Thomas Ward, Drew Wall, Brandon Potter and Bradley Campbell in Second Thought Theatre’s production of Young Jean Lee’s Straight White Men, running through May 6, 2017.
Photos by Karen Almond.
The premise of Young Jean Lee’s Straight White Men, a play currently having its area premiere at Second Thought Theatre, can be neatly summed up like this: in the 21st century, its complicated to be a straight white man.
It’s to Lee’s credit that she manages to critique the privileged predicament of adult white men at the same time as she illustrates their psychological hang-ups with sympathy.
In typical American theater fashion, Straight White Men, which runs through May 6, tells the ill-fated story of a mini family reunion. It takes up the story of Jake, Matt, and Drew three, yes, straight white men, who have returned home to spend Christmas with their widowed father. If the diverse cast of “people in charge” who welcome the audience into the theater with pussy-proud female hip-hop blasting from the speakers didn’t give it away, this is a show about whiteness. It’s also a contemporary update on the million and one family dramas which throw families together into a house or otherwise claustrophobia-inducing situation after a great deal of time apart and watch as the closeness prompts them to implode
Jake (Brandon Potter) is a successful banker with an ex-wife and kids he spent some time with before making the trip home. Drew (Drew Wall) is a city-dwelling, award-winning writer, and Matt (Thomas Ward) is a highly-educated, according to his family brilliant, temp worker who currently lives at home with Dad (Bradley Campbell) and it is this living at home and “not fulfilling your potential” that causes so much tension this holiday season.

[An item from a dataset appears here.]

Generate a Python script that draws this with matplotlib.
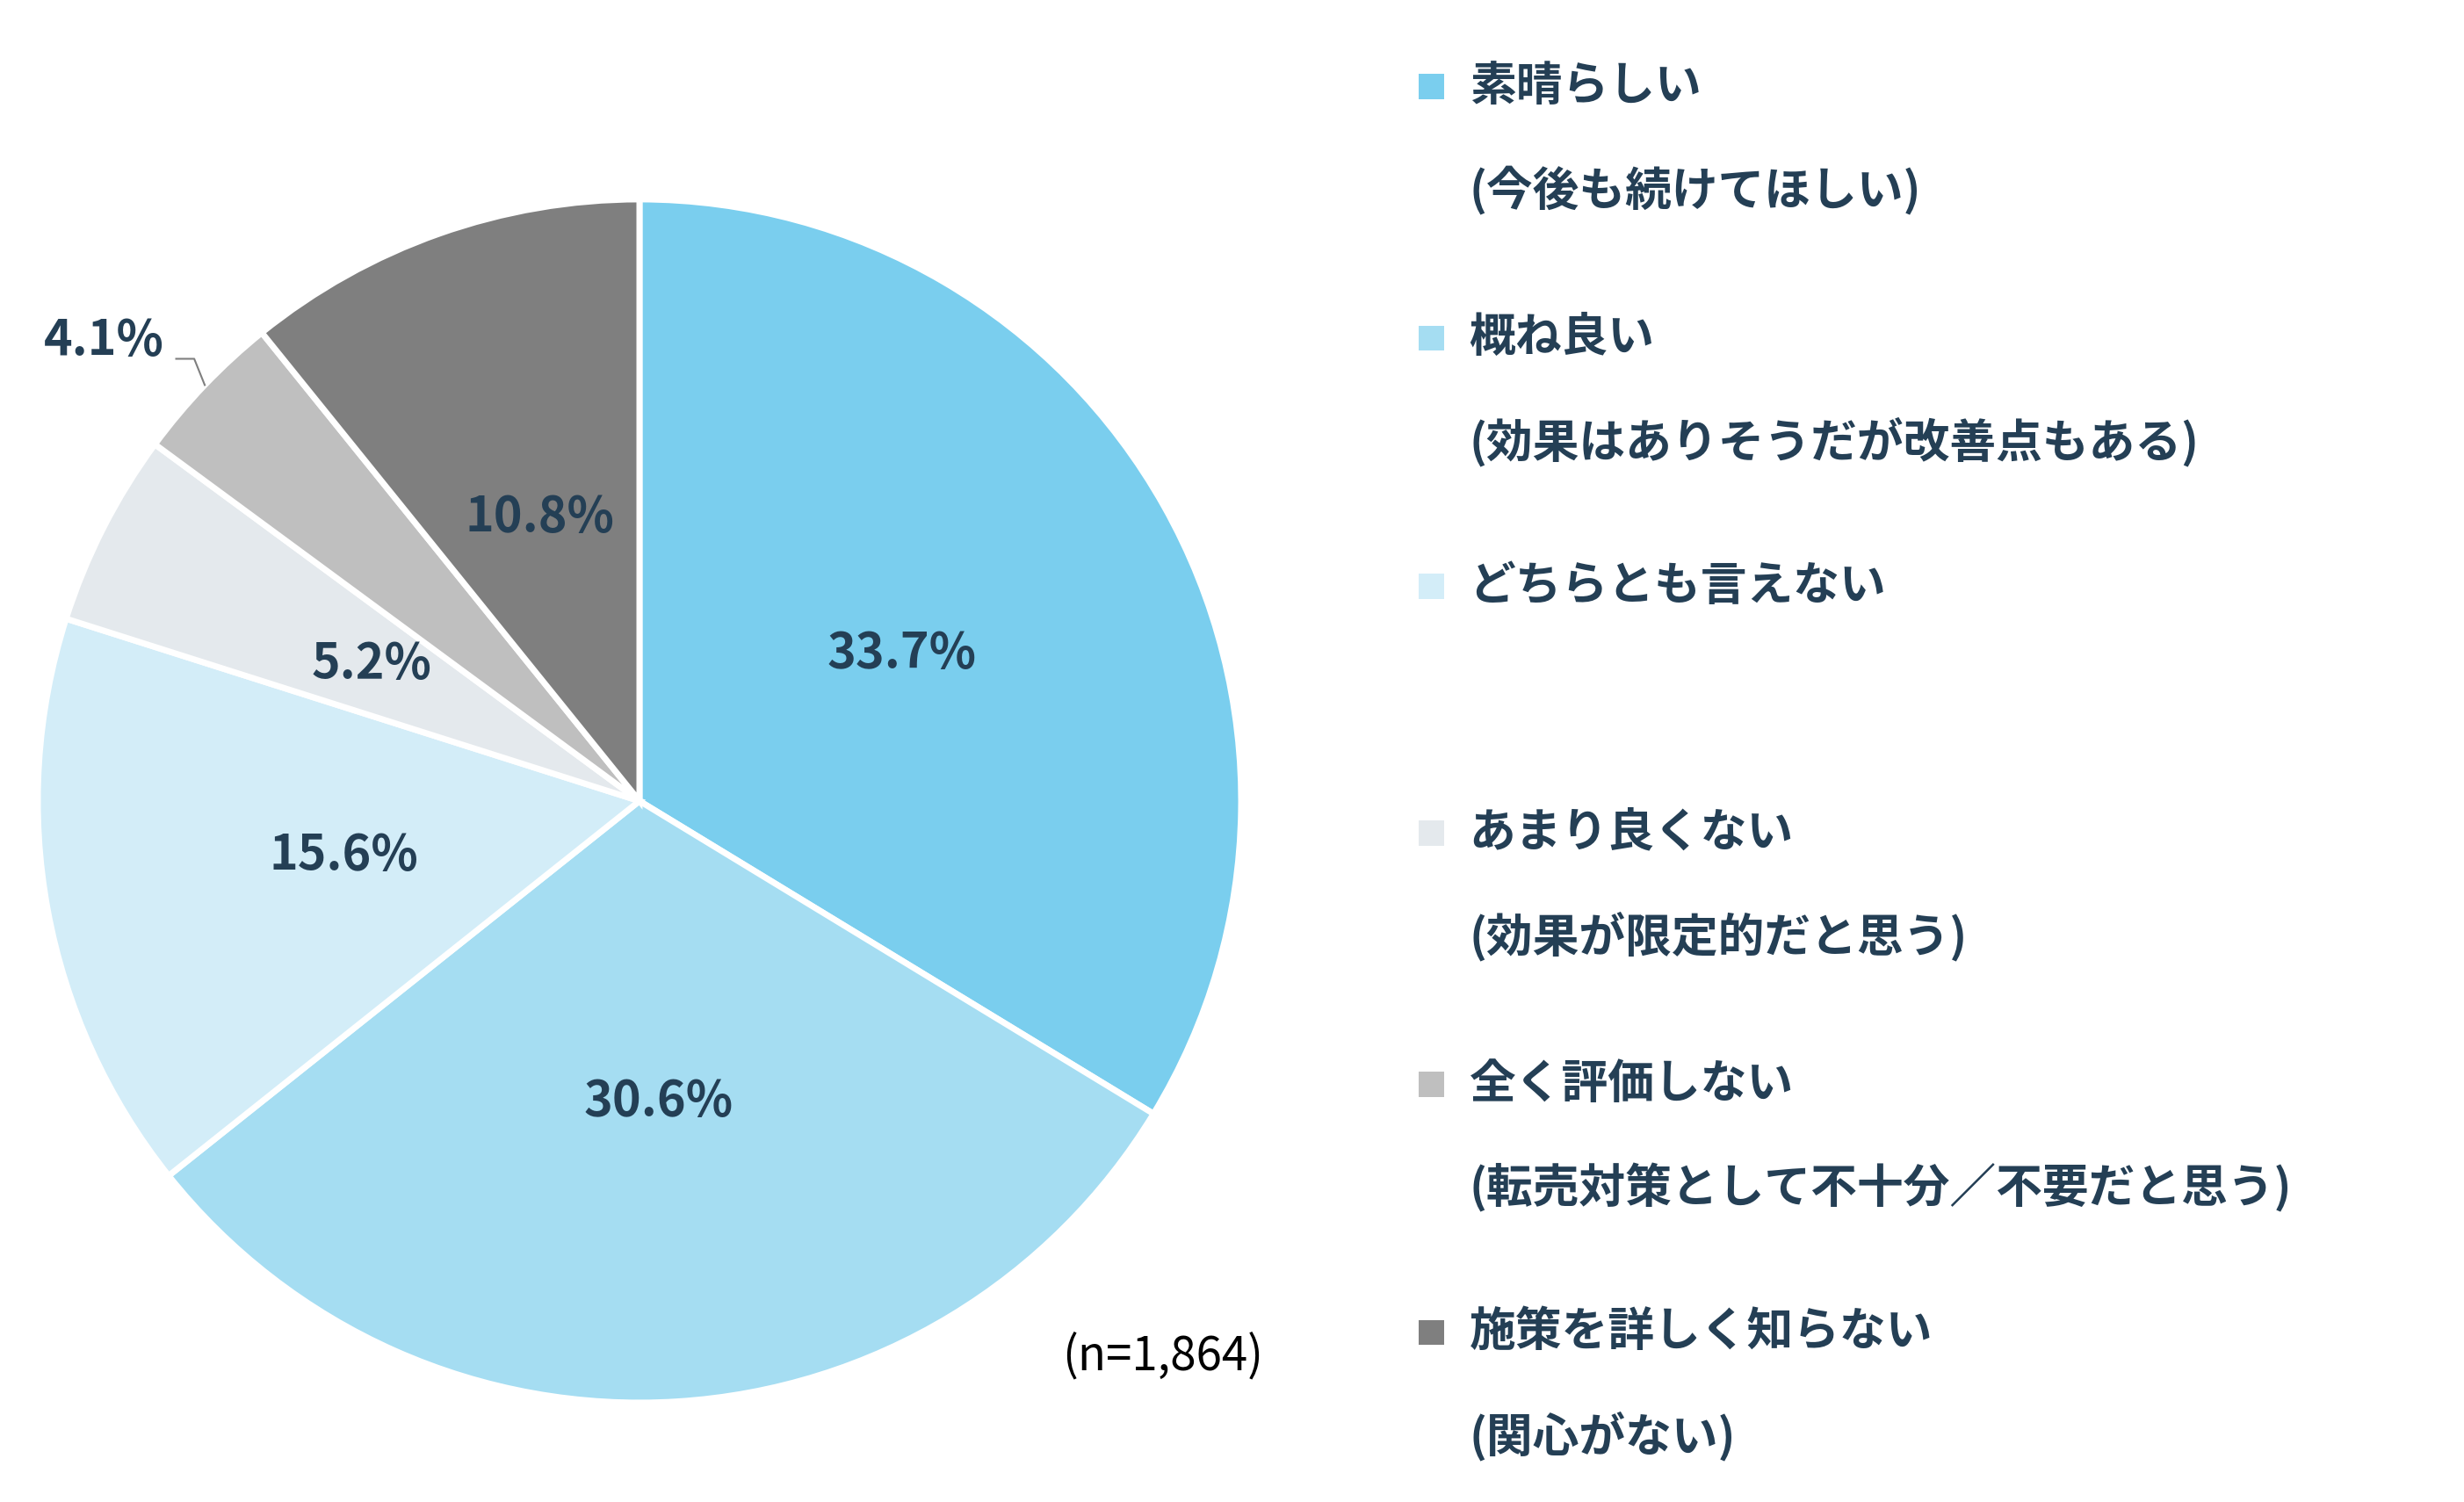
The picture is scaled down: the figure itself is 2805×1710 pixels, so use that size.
import matplotlib
matplotlib.use("Agg")
import matplotlib.pyplot as plt
from matplotlib.patches import Rectangle

plt.rcParams['font.family'] = 'Noto Sans CJK JP'

# data
labels = ['素晴らしい\n(今後も続けてほしい)',
          '概ね良い\n(効果はありそうだが改善点もある)',
          'どちらとも言えない',
          'あまり良くない\n(効果が限定的だと思う)',
          '全く評価しない\n(転売対策として不十分／不要だと思う)',
          '施策を詳しく知らない\n(関心がない)']
values = [33.7, 30.6, 15.6, 5.2, 4.1, 10.8]
colors = ['#7ACEEE', '#A5DDF2', '#D3EDF8', '#E4E9ED', '#BFBFBF', '#7F7F7F']
note = '(n=1,864)'

text_color = '#243F55'

fig = plt.figure(figsize=(28.05, 17.1), dpi=100)
ax = fig.add_axes([0.01533, 0.0661, 0.4884, 0.8012])

wedges, _ = ax.pie(values, colors=colors, startangle=90, counterclock=False,
                   radius=1, wedgeprops=dict(edgecolor='white', linewidth=5))

# percentage labels
import numpy as np
for w, v in zip(wedges, values):
    mid = np.deg2rad((w.theta1 + w.theta2) / 2)
    if v < 5:
        ex, ey = np.cos(mid), np.sin(mid)
        ax.plot([ex, -0.74, -0.77], [ey, 0.735, 0.735], color='#7F7F7F', lw=1.5)
        ax.text(-0.79, 0.765, f'{v}%', ha='right', va='center', fontsize=40,
                fontweight='bold', color=text_color)
    else:
        ax.text(0.5 * np.cos(mid), 0.5 * np.sin(mid), f'{v}%', ha='center', va='center',
                fontsize=40, fontweight='bold', color=text_color)

ax.set_xlim(-1, 1)
ax.set_ylim(-1, 1)
ax.set_aspect('equal')
ax.axis('off')

fig.text(0.472, 0.097, note, fontsize=38, color='black', ha='center', va='center')

# legend
line_y = [55, 215, 373, 530, 690, 848]
for lab, c, y in zip(labels, colors, line_y):
    yf = 1 - y / 956
    fig.patches.append(Rectangle((903 / 1568, yf - 0.0085), 0.0102, 0.0167,
                                 transform=fig.transFigure, facecolor=c, edgecolor='none'))
    for i, part in enumerate(lab.split('\n')):
        fig.text(0.5963, 1 - (y + i * 66) / 956, part, fontsize=38, fontweight='bold',
                 color=text_color, ha='left', va='center')

fig.savefig('out.png', dpi=100)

Under the direction of Christie Vela, Potter and Wall play their characters like the stereotypical man-children we’re used to hearing about in 2017, all exaggerated machismo and hyper-masculine banter, but an early game of “Privilege,” a socially conscious version of Monopoly the boys late mother invented as a way to ensure they were always aware of, and grateful for, their privilege, reveals that this is a very progressive group of straight white men: they’re aware of the rampant social inequality and feel their fair share of white guilt. After Matt has an emotional breakdown over Chinese takeout, the interaction between Drew and Jake as they wrestle with emotions straight white men have historically been told to suppress, plays out like a game of who is the most enlightened.
Jake and Drew spend the second half of the play engaged in a mini-war as they share their own opinions concerning what is wrong with Matt: Is he punishing himself for being white? Does he need therapy? And it’s to the credit of everyone on stage that the audience is never sure if anyone is being truly honest, or if they’re just playing a part which society has recommended or forced upon them.
Does Matt really want to be at home? Are his siblings and father being unfair? Is there a nobility in getting out of the way?
Lee’s play can come across a bit obtuse, and the occasionally over-exaggerated performances in Second Thought’s production don’t offer clarity to the complex societal personas being tackled onstage (if you’re late to the world of identity politics in 2017 you’ll be very, very lost), but it’s rare to see a story about this, the first generation of white men who have grown up plagued by these questions of identity (something women and people of color have been struggling with for, well, forever), and for that reason it’s refreshing, plus, it’s extremely difficult to write about issues we’re just beginning to learn how to deal with, so kudos to Lee for making the effort. If nothing else you’ll undoubtedly walk away from Straight White Men with a more nuanced perspective on the newly, and probably thankfully, complicated world of being a white male in 2017.